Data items
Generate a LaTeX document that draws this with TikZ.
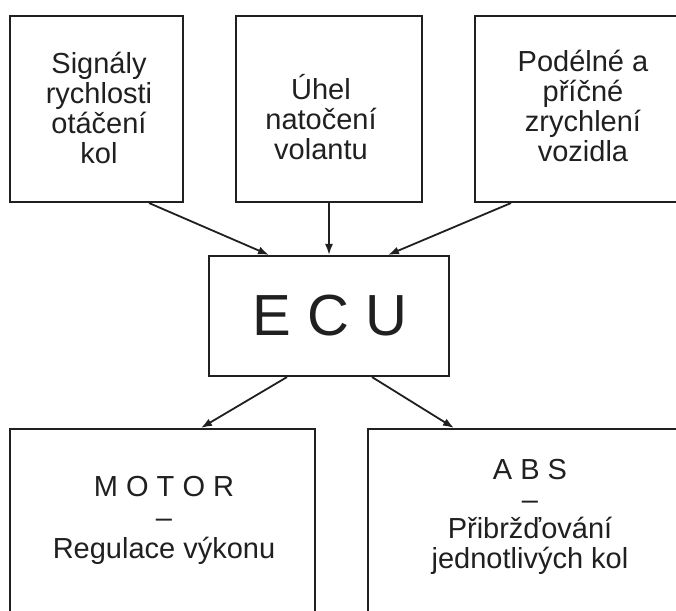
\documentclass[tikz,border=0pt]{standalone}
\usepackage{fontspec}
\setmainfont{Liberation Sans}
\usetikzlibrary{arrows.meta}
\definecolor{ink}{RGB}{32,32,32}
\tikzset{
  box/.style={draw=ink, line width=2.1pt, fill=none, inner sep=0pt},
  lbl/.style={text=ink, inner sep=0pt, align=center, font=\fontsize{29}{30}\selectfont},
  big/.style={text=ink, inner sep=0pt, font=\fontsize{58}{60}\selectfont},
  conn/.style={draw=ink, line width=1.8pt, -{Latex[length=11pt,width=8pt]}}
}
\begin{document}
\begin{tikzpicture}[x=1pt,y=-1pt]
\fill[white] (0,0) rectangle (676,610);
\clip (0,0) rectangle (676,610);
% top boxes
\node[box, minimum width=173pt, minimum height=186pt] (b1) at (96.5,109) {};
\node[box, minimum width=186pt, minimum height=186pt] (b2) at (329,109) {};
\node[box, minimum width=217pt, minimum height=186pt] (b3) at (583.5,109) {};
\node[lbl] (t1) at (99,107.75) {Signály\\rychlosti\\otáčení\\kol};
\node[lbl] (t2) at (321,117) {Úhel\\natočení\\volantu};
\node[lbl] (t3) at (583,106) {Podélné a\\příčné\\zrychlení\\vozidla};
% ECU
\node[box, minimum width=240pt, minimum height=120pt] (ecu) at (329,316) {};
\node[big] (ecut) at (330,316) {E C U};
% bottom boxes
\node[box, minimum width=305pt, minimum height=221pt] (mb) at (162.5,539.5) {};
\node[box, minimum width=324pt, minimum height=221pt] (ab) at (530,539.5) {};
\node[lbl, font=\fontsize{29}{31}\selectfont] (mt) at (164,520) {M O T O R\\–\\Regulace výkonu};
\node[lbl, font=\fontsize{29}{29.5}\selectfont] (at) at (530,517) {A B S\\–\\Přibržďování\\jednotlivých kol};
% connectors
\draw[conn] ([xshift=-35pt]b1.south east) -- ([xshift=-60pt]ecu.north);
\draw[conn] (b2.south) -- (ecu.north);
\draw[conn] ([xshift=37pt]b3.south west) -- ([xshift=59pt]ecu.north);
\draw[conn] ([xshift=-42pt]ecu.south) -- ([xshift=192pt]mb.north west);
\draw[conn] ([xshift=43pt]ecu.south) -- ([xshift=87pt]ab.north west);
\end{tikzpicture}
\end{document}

* * *

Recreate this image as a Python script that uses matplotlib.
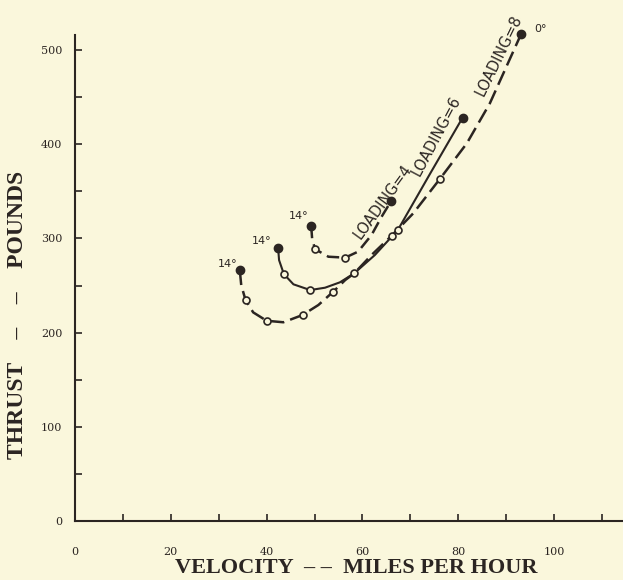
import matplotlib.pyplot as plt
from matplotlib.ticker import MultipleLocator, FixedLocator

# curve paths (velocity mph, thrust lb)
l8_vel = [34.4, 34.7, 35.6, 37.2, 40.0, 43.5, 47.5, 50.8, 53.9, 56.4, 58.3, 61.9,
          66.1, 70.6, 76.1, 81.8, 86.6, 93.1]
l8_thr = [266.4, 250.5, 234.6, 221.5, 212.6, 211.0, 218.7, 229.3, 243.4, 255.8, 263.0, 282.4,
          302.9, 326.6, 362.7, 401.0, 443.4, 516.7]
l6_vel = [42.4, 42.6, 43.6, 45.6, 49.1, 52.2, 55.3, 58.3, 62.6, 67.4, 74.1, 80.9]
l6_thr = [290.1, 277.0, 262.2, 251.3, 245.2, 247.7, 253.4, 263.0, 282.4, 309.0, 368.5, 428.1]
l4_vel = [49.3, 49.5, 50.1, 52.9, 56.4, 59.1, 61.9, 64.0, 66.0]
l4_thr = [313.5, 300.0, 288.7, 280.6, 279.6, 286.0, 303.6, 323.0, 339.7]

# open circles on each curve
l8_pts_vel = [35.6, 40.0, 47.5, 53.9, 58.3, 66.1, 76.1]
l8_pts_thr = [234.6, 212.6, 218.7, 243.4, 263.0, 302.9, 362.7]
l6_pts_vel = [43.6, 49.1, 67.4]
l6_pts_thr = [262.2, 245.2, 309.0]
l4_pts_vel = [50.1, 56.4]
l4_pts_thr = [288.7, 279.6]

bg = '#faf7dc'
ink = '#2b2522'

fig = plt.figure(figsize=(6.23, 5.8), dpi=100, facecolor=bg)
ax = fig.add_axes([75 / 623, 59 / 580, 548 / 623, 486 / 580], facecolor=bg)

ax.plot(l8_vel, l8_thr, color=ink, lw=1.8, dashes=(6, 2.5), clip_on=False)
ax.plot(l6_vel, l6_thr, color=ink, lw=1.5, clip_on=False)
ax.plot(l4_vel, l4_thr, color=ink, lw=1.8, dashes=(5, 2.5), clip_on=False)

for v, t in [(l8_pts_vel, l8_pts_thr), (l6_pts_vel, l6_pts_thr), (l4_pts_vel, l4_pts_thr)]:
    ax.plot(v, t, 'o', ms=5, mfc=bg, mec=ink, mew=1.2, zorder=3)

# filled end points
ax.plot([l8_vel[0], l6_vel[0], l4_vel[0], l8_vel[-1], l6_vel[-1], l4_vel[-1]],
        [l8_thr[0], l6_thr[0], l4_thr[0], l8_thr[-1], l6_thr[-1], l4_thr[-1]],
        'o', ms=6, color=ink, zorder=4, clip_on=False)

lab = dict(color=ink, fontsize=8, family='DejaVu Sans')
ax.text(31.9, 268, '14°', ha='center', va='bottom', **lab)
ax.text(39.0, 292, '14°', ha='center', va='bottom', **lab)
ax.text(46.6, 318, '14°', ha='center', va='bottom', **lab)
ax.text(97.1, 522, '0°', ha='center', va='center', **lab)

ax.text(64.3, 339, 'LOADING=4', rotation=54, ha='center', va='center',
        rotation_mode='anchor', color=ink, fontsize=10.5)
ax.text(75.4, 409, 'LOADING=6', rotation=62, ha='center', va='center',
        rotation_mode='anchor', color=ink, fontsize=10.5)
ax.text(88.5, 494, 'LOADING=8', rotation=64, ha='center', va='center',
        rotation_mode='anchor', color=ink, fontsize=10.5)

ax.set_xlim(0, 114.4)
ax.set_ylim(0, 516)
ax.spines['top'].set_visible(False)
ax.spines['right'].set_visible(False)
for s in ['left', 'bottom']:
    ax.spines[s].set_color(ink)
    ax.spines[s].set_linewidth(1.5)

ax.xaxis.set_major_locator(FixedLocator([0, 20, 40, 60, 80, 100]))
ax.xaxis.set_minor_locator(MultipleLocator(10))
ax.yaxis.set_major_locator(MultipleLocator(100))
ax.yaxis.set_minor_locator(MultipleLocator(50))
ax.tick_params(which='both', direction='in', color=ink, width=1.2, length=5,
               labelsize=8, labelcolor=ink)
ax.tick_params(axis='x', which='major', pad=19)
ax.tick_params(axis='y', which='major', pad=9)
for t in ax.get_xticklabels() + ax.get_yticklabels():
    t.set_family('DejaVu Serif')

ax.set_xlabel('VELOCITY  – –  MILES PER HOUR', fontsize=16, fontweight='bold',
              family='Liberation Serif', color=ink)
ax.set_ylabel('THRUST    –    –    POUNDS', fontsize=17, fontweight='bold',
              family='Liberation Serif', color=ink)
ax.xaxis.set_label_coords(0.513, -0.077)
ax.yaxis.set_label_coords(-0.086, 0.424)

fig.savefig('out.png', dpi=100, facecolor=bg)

* * *

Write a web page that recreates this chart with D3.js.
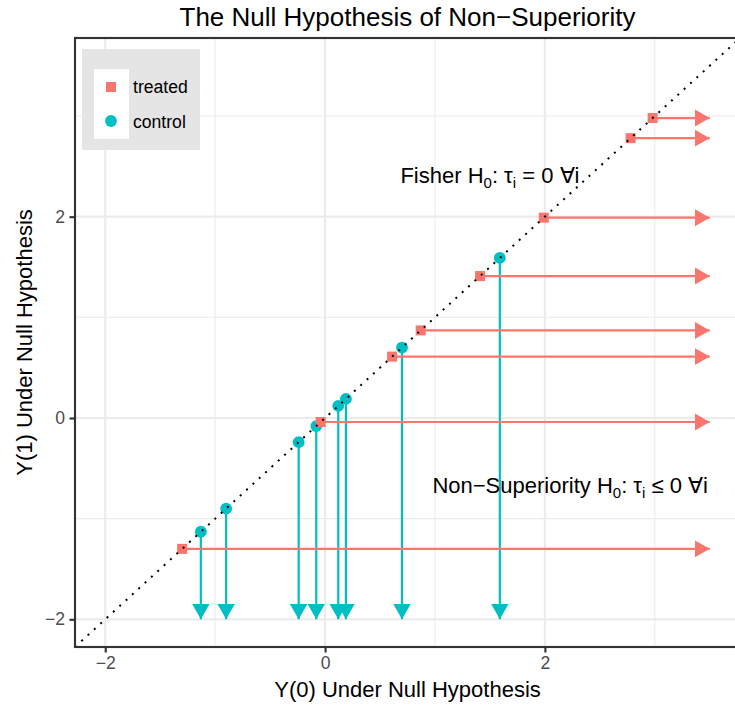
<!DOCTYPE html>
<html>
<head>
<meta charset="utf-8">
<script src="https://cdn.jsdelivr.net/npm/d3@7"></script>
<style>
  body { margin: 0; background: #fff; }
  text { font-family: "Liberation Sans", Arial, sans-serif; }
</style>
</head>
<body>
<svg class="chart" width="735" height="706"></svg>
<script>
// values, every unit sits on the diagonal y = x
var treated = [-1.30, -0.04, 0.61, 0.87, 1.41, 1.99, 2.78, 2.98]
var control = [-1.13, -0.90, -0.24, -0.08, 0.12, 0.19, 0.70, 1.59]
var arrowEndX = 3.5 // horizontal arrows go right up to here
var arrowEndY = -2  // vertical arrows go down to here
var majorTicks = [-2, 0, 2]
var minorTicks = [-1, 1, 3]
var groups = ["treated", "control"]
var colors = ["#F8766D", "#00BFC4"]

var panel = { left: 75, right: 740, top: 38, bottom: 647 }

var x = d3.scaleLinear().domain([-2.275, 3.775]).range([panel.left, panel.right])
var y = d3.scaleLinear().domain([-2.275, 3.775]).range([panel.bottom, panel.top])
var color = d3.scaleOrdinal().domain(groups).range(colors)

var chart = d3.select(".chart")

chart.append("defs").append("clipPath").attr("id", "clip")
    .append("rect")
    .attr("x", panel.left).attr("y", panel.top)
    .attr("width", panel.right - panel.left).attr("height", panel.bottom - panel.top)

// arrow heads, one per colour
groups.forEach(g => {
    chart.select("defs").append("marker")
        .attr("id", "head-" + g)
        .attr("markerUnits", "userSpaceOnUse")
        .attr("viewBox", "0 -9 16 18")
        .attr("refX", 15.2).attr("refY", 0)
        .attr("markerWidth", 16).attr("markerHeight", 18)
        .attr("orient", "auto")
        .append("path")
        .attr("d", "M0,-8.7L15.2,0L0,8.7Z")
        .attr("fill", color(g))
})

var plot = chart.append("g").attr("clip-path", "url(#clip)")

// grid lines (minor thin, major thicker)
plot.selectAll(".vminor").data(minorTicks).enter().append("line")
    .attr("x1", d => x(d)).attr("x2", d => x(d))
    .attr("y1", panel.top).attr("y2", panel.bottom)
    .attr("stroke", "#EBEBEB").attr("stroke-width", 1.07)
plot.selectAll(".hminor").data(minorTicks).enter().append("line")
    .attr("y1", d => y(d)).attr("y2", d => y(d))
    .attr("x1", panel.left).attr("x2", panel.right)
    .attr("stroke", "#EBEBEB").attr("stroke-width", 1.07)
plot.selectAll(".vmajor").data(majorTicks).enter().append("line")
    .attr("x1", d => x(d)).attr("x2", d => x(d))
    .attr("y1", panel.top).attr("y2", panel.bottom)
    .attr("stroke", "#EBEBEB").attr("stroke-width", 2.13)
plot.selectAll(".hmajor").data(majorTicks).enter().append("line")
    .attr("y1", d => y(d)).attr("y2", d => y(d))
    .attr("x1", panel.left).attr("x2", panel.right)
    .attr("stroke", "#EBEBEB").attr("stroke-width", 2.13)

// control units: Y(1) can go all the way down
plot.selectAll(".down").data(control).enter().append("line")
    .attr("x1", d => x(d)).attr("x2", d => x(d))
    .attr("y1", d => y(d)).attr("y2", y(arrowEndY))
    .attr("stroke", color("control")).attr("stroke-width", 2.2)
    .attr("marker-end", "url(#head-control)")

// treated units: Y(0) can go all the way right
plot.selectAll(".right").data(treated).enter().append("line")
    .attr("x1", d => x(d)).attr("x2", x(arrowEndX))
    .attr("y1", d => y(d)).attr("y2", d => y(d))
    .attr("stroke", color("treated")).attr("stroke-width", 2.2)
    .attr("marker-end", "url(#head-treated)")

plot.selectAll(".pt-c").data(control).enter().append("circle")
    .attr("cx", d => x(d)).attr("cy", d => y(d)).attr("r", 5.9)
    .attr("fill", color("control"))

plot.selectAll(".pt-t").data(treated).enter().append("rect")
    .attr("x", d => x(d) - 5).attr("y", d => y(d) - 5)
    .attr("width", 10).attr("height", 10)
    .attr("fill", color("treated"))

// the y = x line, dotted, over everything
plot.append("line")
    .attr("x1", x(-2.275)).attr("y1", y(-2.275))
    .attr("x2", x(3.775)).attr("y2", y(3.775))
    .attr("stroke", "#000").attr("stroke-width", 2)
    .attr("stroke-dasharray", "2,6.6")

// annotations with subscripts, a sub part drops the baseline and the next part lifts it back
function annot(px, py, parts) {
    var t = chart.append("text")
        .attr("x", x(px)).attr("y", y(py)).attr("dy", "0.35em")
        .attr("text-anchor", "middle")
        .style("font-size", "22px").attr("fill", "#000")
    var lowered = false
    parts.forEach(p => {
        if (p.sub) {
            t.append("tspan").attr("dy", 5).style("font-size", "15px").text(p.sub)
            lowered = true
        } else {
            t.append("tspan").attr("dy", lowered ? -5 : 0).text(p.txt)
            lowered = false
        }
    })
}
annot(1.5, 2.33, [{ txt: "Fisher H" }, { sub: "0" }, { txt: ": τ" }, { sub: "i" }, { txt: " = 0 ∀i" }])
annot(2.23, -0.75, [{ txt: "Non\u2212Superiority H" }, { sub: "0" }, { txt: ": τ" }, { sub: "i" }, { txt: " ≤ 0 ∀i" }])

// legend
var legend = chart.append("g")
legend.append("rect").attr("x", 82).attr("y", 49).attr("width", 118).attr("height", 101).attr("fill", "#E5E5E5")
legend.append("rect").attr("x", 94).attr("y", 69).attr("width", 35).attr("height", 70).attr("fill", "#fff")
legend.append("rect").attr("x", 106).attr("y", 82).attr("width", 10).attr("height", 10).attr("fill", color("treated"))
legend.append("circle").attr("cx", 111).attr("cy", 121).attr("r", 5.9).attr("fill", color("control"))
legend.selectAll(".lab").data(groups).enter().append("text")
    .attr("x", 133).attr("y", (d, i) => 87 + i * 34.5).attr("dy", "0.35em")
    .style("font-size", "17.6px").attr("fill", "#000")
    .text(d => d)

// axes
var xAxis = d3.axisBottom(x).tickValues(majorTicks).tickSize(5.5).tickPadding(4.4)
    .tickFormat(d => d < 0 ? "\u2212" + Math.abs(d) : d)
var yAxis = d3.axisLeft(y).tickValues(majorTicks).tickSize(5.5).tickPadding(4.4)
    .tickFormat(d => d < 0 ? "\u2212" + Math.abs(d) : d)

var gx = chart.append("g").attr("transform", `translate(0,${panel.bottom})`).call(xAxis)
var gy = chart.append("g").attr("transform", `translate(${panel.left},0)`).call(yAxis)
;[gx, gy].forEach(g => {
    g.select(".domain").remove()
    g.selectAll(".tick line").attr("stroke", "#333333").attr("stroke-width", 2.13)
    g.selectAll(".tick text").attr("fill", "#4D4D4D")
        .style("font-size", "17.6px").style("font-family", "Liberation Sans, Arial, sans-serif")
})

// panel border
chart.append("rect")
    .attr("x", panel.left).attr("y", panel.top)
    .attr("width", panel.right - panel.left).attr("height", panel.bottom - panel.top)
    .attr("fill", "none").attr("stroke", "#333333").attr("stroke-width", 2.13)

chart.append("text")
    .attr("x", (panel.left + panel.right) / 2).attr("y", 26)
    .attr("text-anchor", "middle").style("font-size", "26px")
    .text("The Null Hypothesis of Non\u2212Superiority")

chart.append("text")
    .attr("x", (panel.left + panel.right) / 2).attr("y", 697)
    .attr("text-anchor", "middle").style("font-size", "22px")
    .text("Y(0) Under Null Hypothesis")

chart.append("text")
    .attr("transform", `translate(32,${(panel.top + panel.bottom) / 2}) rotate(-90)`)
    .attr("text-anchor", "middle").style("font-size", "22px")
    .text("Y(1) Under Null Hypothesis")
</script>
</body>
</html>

WRITTEN INSTRUCTION ▸ Omit all pictures, then copy the lines between the ones holding "Recreate this image" and "from matplotlib.ticker import", inclusive.

ANSWER FOR THE TASK ▸
Recreate this image as a Python script that uses matplotlib.
import matplotlib.pyplot as plt
from matplotlib.ticker import MultipleLocator, FixedLocator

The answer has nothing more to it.